Репин обожал живопись, но он до страсти любил и рисовать. Без рисования он едва ли провел хотя бы один день своей жизни в зрелые творческие годы. Своей живописью художник передает одни стороны натуры, при помощи рисования — другие; это просто два разных подхода к ней, два метода, из которых каждый открывает только ему присущие возможности и дает свои результаты. Отсюда вытекают границы одного и другого методов с переменными переходами из одного в другой и комбинированием обоих.
Так можно говорить о живописи рисовального порядка и о рисунке, сделанном в живописном плане. Одни художники пользуются первым типом, другие — вторым. Репин пользовался и тем и другим, в зависимости от того, какой из них ему подсказывала натура. Вообще Репин никогда не подходил к натуре с заранее составленной системой приемов, а тут же, стоя перед моделью, применял те из них, которые, по его мнению, наилучше, наивернее, наиточнее, наихарактернее и наихудожественнее могли передать его представление об этой модели. Оттого в репинских рисунках нет никакой трафаретности и заученности, оттого они все волнуют своей свежестью и неожиданностью. И это при их ярком стиле, при огромном мастерстве, столь необычайном и высоком, что равного ему не много найдется во всей истории рисунка за XIX в. Как ни велик Репин-живописец, но перед некоторыми из его рисунков не знаешь, ни выше ли еще стоит Репин-рисовальщик.

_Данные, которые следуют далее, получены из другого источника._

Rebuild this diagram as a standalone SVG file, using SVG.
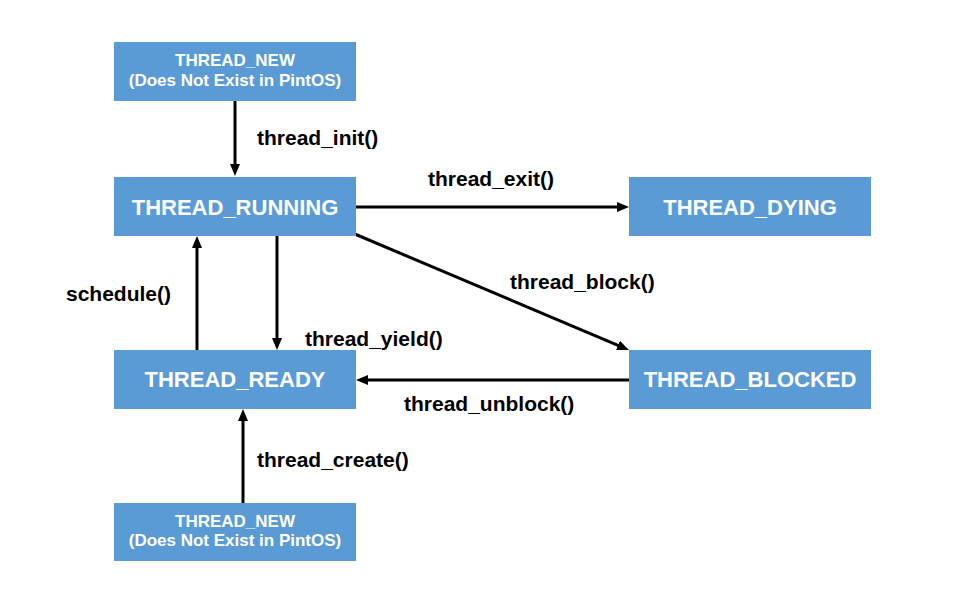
<svg xmlns="http://www.w3.org/2000/svg" width="967" height="598" viewBox="0 0 967 598">
<style>
.box{fill:#5B9BD5}
.bt{fill:#fff;font-family:"Liberation Sans",Arial,sans-serif;font-weight:bold;text-anchor:middle}
.big{font-size:22px}
.small{font-size:17px}
.lbl{fill:#000;font-family:"Liberation Sans",Arial,sans-serif;font-weight:bold;font-size:21px}
.ed{stroke:#000;stroke-width:3;fill:none;marker-end:url(#ah)}
</style>
<defs>
<marker id="ah" markerUnits="userSpaceOnUse" markerWidth="12" markerHeight="10" refX="4" refY="5" orient="auto">
<path d="M0,0 L12,5 L0,10 z" fill="#000"/>
</marker>
</defs>
<rect width="967" height="598" fill="#fff"/>
<g id="connectors">
<line class="ed" x1="235" y1="101" x2="235" y2="168"/>
<line class="ed" x1="356" y1="207" x2="621" y2="207"/>
<line class="ed" x1="350" y1="232" x2="621.6" y2="346.9"/>
<line class="ed" x1="197" y1="350" x2="197" y2="244"/>
<line class="ed" x1="277" y1="236" x2="277" y2="342"/>
<line class="ed" x1="629" y1="380" x2="364" y2="380"/>
<line class="ed" x1="243" y1="503" x2="243" y2="417"/>
</g>
<g id="labels">
<text class="lbl" x="257" y="145">thread_init()</text>
<text class="lbl" x="428" y="186">thread_exit()</text>
<text class="lbl" x="510" y="289">thread_block()</text>
<text class="lbl" x="66" y="301">schedule()</text>
<text class="lbl" x="305" y="346">thread_yield()</text>
<text class="lbl" x="404" y="411">thread_unblock()</text>
<text class="lbl" x="257" y="467">thread_create()</text>
</g>
<g id="new_top">
<rect class="box" x="114" y="42" width="242" height="59"/>
<text class="bt small" x="235" y="66">THREAD_NEW</text>
<text class="bt small" x="235" y="86">(Does Not Exist in PintOS)</text>
</g>
<g id="running">
<rect class="box" x="114" y="177" width="242" height="59"/>
<text class="bt big" x="235" y="215">THREAD_RUNNING</text>
</g>
<g id="dying">
<rect class="box" x="629" y="177" width="242" height="59"/>
<text class="bt big" x="750" y="215">THREAD_DYING</text>
</g>
<g id="ready">
<rect class="box" x="114" y="350" width="242" height="59"/>
<text class="bt big" x="235" y="387">THREAD_READY</text>
</g>
<g id="blocked">
<rect class="box" x="629" y="350" width="242" height="59"/>
<text class="bt big" x="750" y="387">THREAD_BLOCKED</text>
</g>
<g id="new_bottom">
<rect class="box" x="114" y="503" width="242" height="58"/>
<text class="bt small" x="235" y="527">THREAD_NEW</text>
<text class="bt small" x="235" y="546">(Does Not Exist in PintOS)</text>
</g>
</svg>
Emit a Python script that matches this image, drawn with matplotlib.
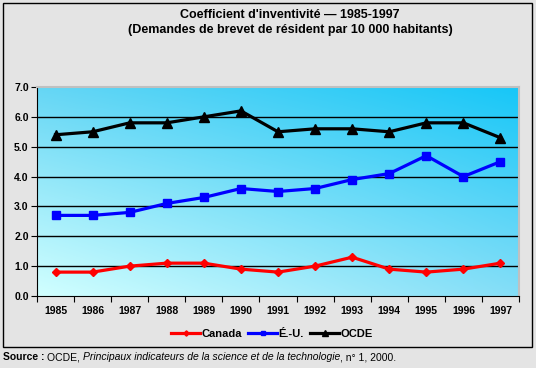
import numpy as np
import matplotlib
matplotlib.use("Agg")
import matplotlib.pyplot as plt
from matplotlib.patches import Rectangle

plt.rcParams["font.family"] = ["Liberation Sans", "DejaVu Sans"]

# ── Data ────────────────────────────────────────────────────────────────────
years = ["1985", "1986", "1987", "1988", "1989", "1990", "1991",
         "1992", "1993", "1994", "1995", "1996", "1997"]
canada = [0.8, 0.8, 1.0, 1.1, 1.1, 0.9, 0.8, 1.0, 1.3, 0.9, 0.8, 0.9, 1.1]
eu     = [2.7, 2.7, 2.8, 3.1, 3.3, 3.6, 3.5, 3.6, 3.9, 4.1, 4.7, 4.0, 4.5]
ocde   = [5.4, 5.5, 5.8, 5.8, 6.0, 6.2, 5.5, 5.6, 5.6, 5.5, 5.8, 5.8, 5.3]
y_ticks = [0.0, 1.0, 2.0, 3.0, 4.0, 5.0, 6.0, 7.0]

# ── Figure ──────────────────────────────────────────────────────────────────
fig = plt.figure(figsize=(5.36, 3.68), dpi=100)
fig.patch.set_facecolor("#e4e4e4")

# outer frame
fig.patches.append(Rectangle((3 / 536, 1 - 347 / 368), 529 / 536, 344 / 368,
                             transform=fig.transFigure, fill=False,
                             edgecolor="black", linewidth=1.0))

ax = fig.add_axes([37 / 536, 1 - 296 / 368, 482 / 536, 209 / 368])
x = np.arange(len(years))
ax.set_xlim(-0.5, len(years) - 0.5)
ax.set_ylim(0, 7)

# bilinear corner-colour gradient (plot area background)
tl = np.array([0.40, 0.84, 0.96])
tr = np.array([0.09, 0.78, 0.97])
bl = np.array([0.82, 1.00, 1.00])
br = np.array([0.52, 0.87, 0.97])
u = np.linspace(0, 1, 200)[None, :, None]
v = np.linspace(0, 1, 150)[:, None, None]
img = (1 - v) * ((1 - u) * bl + u * br) + v * ((1 - u) * tl + u * tr)
ax.imshow(img, extent=[-0.5, len(years) - 0.5, 0, 7], origin="lower",
          aspect="auto", zorder=0)

for yv in y_ticks[1:-1]:
    ax.axhline(yv, color="black", linewidth=1.0, zorder=1)

ax.plot(x, canada, color="#ff0000", linewidth=2.3, marker="D", markersize=4.5,
        label="Canada", zorder=3)
ax.plot(x, eu, color="#0000ff", linewidth=2.3, marker="s", markersize=6,
        label="É.-U.", zorder=3)
ax.plot(x, ocde, color="black", linewidth=2.3, marker="^", markersize=6.5,
        label="OCDE", zorder=3)

ax.set_yticks(y_ticks)
ax.set_yticklabels([f"{v:.1f}" for v in y_ticks], fontsize=7.5, fontweight="bold")
ax.set_xticks(x)
ax.set_xticklabels(years, fontsize=7.5, fontweight="bold")
ax.set_xticks(np.arange(-0.5, len(years), 1), minor=True)
ax.tick_params(axis="x", which="major", length=0, pad=7)
ax.tick_params(axis="x", which="minor", length=4, direction="out", width=0.8)
ax.tick_params(axis="y", length=4, direction="out", width=0.8, pad=2)

for side in ["top", "right"]:
    ax.spines[side].set_color("#c0c0c0")
    ax.spines[side].set_linewidth(1.5)
ax.spines["left"].set_linewidth(0.8)
ax.spines["bottom"].set_linewidth(0.8)

fig.legend(loc="center", bbox_to_anchor=(272 / 536, 1 - 334 / 368), ncol=3,
           frameon=False, prop={"size": 8, "weight": "bold"}, markerscale=0.6,
           handlelength=2.6, handletextpad=0.1, columnspacing=0.6)

fig.text(290 / 536, 1 - 15 / 368, "Coefficient d'inventivité — 1985-1997",
         ha="center", va="center", fontsize=9, fontweight="bold")
fig.text(290 / 536, 1 - 30 / 368,
         "(Demandes de brevet de résident par 10 000 habitants)",
         ha="center", va="center", fontsize=9, fontweight="bold")

src = fig.text(3 / 536, 1 - 357 / 368, "Source : ", ha="left", va="center",
               fontsize=7.5, fontweight="bold")
fig.canvas.draw()
x0 = src.get_window_extent().x1 / fig.bbox.width
t2 = fig.text(x0, 1 - 357 / 368, "OCDE, ", ha="left", va="center", fontsize=7.5)
fig.canvas.draw()
x0 = t2.get_window_extent().x1 / fig.bbox.width
t3 = fig.text(x0, 1 - 357 / 368,
              "Principaux indicateurs de la science et de la technologie",
              ha="left", va="center", fontsize=7.5, style="italic")
fig.canvas.draw()
x0 = t3.get_window_extent().x1 / fig.bbox.width
fig.text(x0, 1 - 357 / 368, ", n° 1, 2000.", ha="left", va="center", fontsize=7.5)

fig.savefig("out.png", dpi=100, facecolor=fig.get_facecolor())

Верность репинского глаза и репинской руки поистине феноменальна. Он схватывал пропорции в каком-то зрительном абсолюте, притом без малейших усилий. Он проводил штрих твердой рукой, почти не прибегая к его стиранию и даже к корректурам. И при всей твердости штрих его гибок, эластичен и мягок, он нежен, когда нужно, но он полон силы, когда автору это также нужно.
Стиль своего рисунка Репин выработал не сразу, выковывая его в течение десятилетий, начиная со школьной скамьи. Следя за постепенным ростом его рисовального мастерства, можно видеть с каким упорством и какими средствами он его добивался. Что Репин привез с собой из Чугуева в Петербург уже не малый запас формальных знаний и навыков видно из автопортрета 2 декабря 1863 г. Этюд этот показывает, что 19-летний чугуевец хорошо знал, как строить голову и как лепить форму.
Первые рисунки его в рисовальной школе и в Академии были, вероятно, сделаны скорее в типе окружающих школьных рисунков, чем в его собственном или в чугуевском, если таковой был. Такова голова Александра Севера, 1864 г. В портрете молодого человека, нарисованном 13 декабря 1864 г., есть уже черты будущего Репина, но настоящего мастерства он достигает в портрете своей будущей тещи Е. Д. Шевцовой; это строго прорисованная и превосходно вылепленная голова, исполненная соусом. Если бы она была подписана именем Крамского, никому не пришло бы в голову в этом сомневаться — до того она безукоризненна со стороны формальной.